▶ **TO DO**
Return each line of the data below verbatim; pictures are to be left out.
-- start GIVEN DATA --
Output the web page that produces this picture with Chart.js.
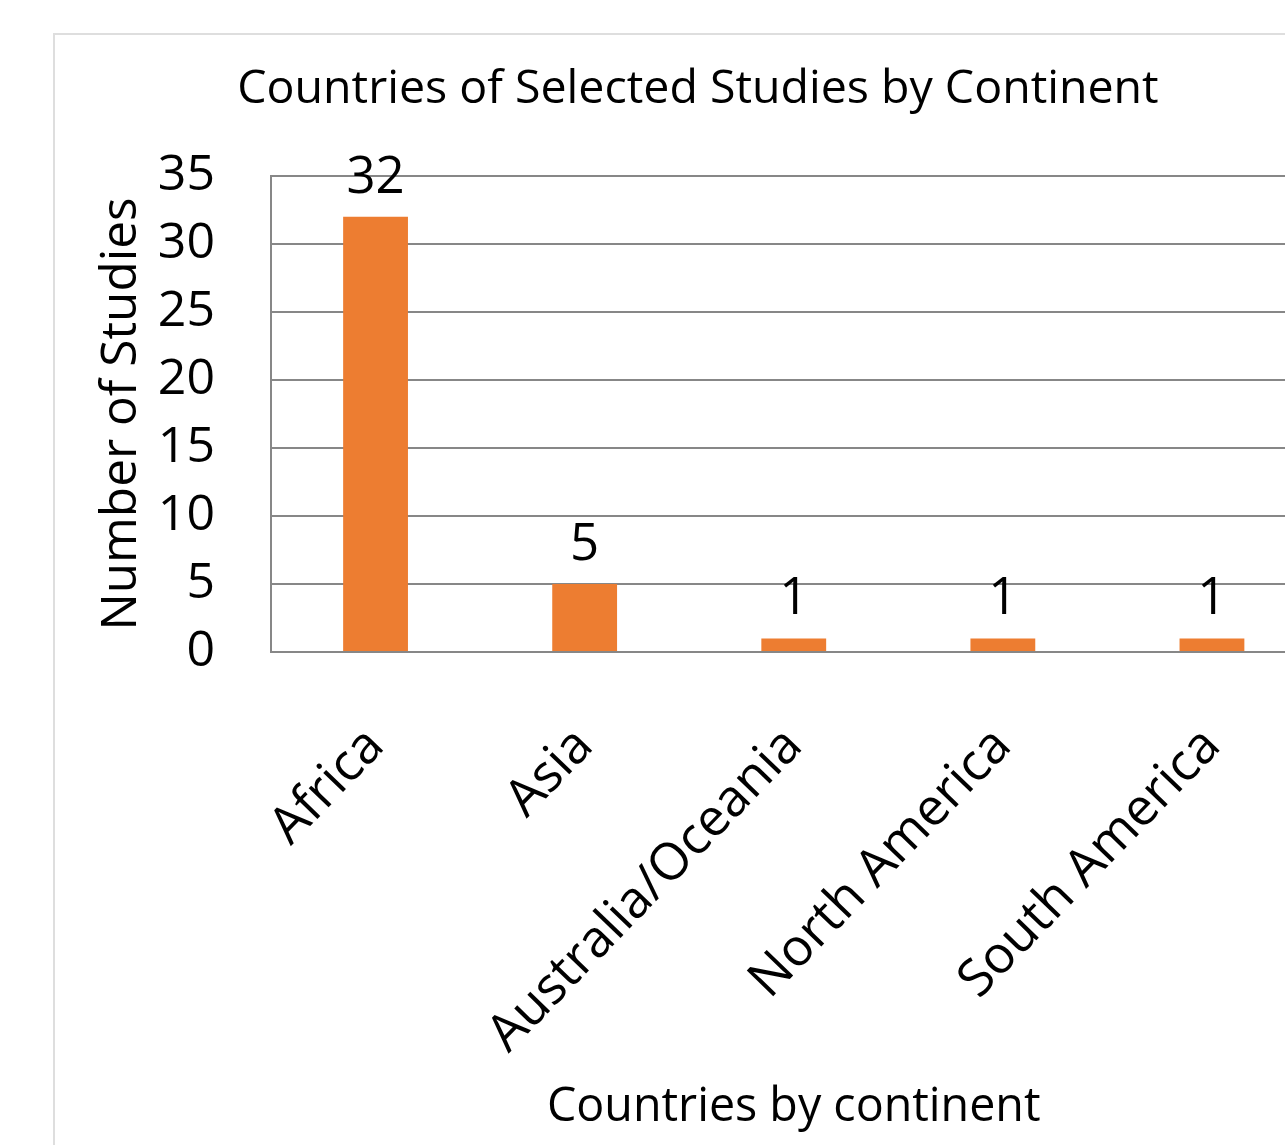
<!DOCTYPE html>
<html>
<head>
<meta charset="utf-8">
<title>Countries of Selected Studies by Continent</title>
<script src="https://cdn.jsdelivr.net/npm/chart.js@4/dist/chart.umd.min.js"></script>
<style>
  html, body { margin: 0; padding: 0; background: #ffffff; overflow: hidden; width: 1285px; height: 1145px; }
  #frame {
    position: absolute; left: 53px; top: 33px;
    width: 1300px; height: 1200px;
    border: 2px solid #dedede; box-sizing: border-box;
  }
  #wrap { position: absolute; left: 55px; top: 35px; width: 1286px; height: 1110px; }
</style>
</head>
<body>
<div id="frame"></div>
<div id="wrap"><canvas id="chart" width="1286" height="1110"></canvas></div>
<script>
// Studies per continent
const continents = ['Africa', 'Asia', 'Australia/Oceania', 'North America', 'South America'];
const studyCounts = [32, 5, 1, 1, 1];
const yTicks = [0, 5, 10, 15, 20, 25, 30, 35];

const FONT = '"Open Sans", "Noto Sans", sans-serif';
const GRID = '#878787';

// Value labels above each bar, positioned from the bar elements
const barValueLabels = {
  id: 'barValueLabels',
  afterDatasetsDraw(chart) {
    const ctx = chart.ctx;
    const meta = chart.getDatasetMeta(0);
    ctx.save();
    ctx.font = '51px ' + FONT;
    ctx.fillStyle = '#000000';
    ctx.textAlign = 'center';
    ctx.textBaseline = 'alphabetic';
    meta.data.forEach((bar, i) => {
      ctx.fillText(String(studyCounts[i]), bar.x, bar.y - 24);
    });
    ctx.restore();
  }
};

new Chart(document.getElementById('chart'), {
  type: 'bar',
  data: {
    labels: continents,
    datasets: [{
      data: studyCounts,
      backgroundColor: '#ED7D31',
      borderWidth: 0,
      categoryPercentage: 0.31,
      barPercentage: 1.0
    }]
  },
  options: {
    responsive: false,
    animation: false,
    layout: { padding: { left: 24.5, right: 24.5, top: 0, bottom: 0 } },
    plugins: {
      legend: { display: false },
      tooltip: { enabled: false },
      title: {
        display: true,
        text: 'Countries of Selected Studies by Continent',
        color: '#000000',
        font: { family: FONT, size: 46.5, weight: 'normal', lineHeight: 1.2 },
        padding: { top: 27.1, bottom: 58.1 }
      }
    },
    scales: {
      x: {
        grid: { display: false },
        border: { display: true, color: GRID, width: 2 },
        ticks: {
          color: '#000000',
          font: { family: FONT, size: 51.5 },
          minRotation: 46,
          maxRotation: 46,
          autoSkip: false,
          padding: 56,
          labelOffset: 0
        },
        title: {
          display: true,
          text: 'Countries by continent',
          color: '#000000',
          font: { family: FONT, size: 46.6, lineHeight: 1.2 },
          padding: { top: 0, bottom: 9 }
        },
        afterFit(scale) { scale.height = 493; }
      },
      y: {
        min: 0,
        max: 35,
        afterBuildTicks(scale) { scale.ticks = yTicks.map(v => ({ value: v })); },
        grid: { color: GRID, lineWidth: 2, drawTicks: false },
        border: { display: true, color: GRID, width: 2 },
        ticks: {
          color: '#000000',
          font: { family: FONT, size: 50 },
          padding: 56
        },
        title: {
          display: true,
          text: 'Number of Studies',
          color: '#000000',
          font: { family: FONT, size: 49.5, lineHeight: 1.2 },
          padding: { top: 12.8, bottom: 0 }
        },
        afterFit(scale) { scale.width = 191.5; }
      }
    }
  },
  plugins: [barValueLabels]
});
</script>
</body>
</html>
-- end GIVEN DATA --
▶ **RESULT FOR THIS EXERCISE**
Output the web page that produces this picture with Chart.js.
<!DOCTYPE html>
<html>
<head>
<meta charset="utf-8">
<title>Countries of Selected Studies by Continent</title>
<script src="https://cdn.jsdelivr.net/npm/chart.js@4/dist/chart.umd.min.js"></script>
<style>
  html, body { margin: 0; padding: 0; background: #ffffff; overflow: hidden; width: 1285px; height: 1145px; }
  #frame {
    position: absolute; left: 53px; top: 33px;
    width: 1300px; height: 1200px;
    border: 2px solid #dedede; box-sizing: border-box;
  }
  #wrap { position: absolute; left: 55px; top: 35px; width: 1286px; height: 1110px; }
</style>
</head>
<body>
<div id="frame"></div>
<div id="wrap"><canvas id="chart" width="1286" height="1110"></canvas></div>
<script>
// Studies per continent
const continents = ['Africa', 'Asia', 'Australia/Oceania', 'North America', 'South America'];
const studyCounts = [32, 5, 1, 1, 1];
const yTicks = [0, 5, 10, 15, 20, 25, 30, 35];

const FONT = '"Open Sans", "Noto Sans", sans-serif';
const GRID = '#878787';

// Value labels above each bar, positioned from the bar elements
const barValueLabels = {
  id: 'barValueLabels',
  afterDatasetsDraw(chart) {
    const ctx = chart.ctx;
    const meta = chart.getDatasetMeta(0);
    ctx.save();
    ctx.font = '51px ' + FONT;
    ctx.fillStyle = '#000000';
    ctx.textAlign = 'center';
    ctx.textBaseline = 'alphabetic';
    meta.data.forEach((bar, i) => {
      ctx.fillText(String(studyCounts[i]), bar.x, bar.y - 24);
    });
    ctx.restore();
  }
};

new Chart(document.getElementById('chart'), {
  type: 'bar',
  data: {
    labels: continents,
    datasets: [{
      data: studyCounts,
      backgroundColor: '#ED7D31',
      borderWidth: 0,
      categoryPercentage: 0.31,
      barPercentage: 1.0
    }]
  },
  options: {
    responsive: false,
    animation: false,
    layout: { padding: { left: 24.5, right: 24.5, top: 0, bottom: 0 } },
    plugins: {
      legend: { display: false },
      tooltip: { enabled: false },
      title: {
        display: true,
        text: 'Countries of Selected Studies by Continent',
        color: '#000000',
        font: { family: FONT, size: 46.5, weight: 'normal', lineHeight: 1.2 },
        padding: { top: 27.1, bottom: 58.1 }
      }
    },
    scales: {
      x: {
        grid: { display: false },
        border: { display: true, color: GRID, width: 2 },
        ticks: {
          color: '#000000',
          font: { family: FONT, size: 51.5 },
          minRotation: 46,
          maxRotation: 46,
          autoSkip: false,
          padding: 56,
          labelOffset: 0
        },
        title: {
          display: true,
          text: 'Countries by continent',
          color: '#000000',
          font: { family: FONT, size: 46.6, lineHeight: 1.2 },
          padding: { top: 0, bottom: 9 }
        },
        afterFit(scale) { scale.height = 493; }
      },
      y: {
        min: 0,
        max: 35,
        afterBuildTicks(scale) { scale.ticks = yTicks.map(v => ({ value: v })); },
        grid: { color: GRID, lineWidth: 2, drawTicks: false },
        border: { display: true, color: GRID, width: 2 },
        ticks: {
          color: '#000000',
          font: { family: FONT, size: 50 },
          padding: 56
        },
        title: {
          display: true,
          text: 'Number of Studies',
          color: '#000000',
          font: { family: FONT, size: 49.5, lineHeight: 1.2 },
          padding: { top: 12.8, bottom: 0 }
        },
        afterFit(scale) { scale.width = 191.5; }
      }
    }
  },
  plugins: [barValueLabels]
});
</script>
</body>
</html>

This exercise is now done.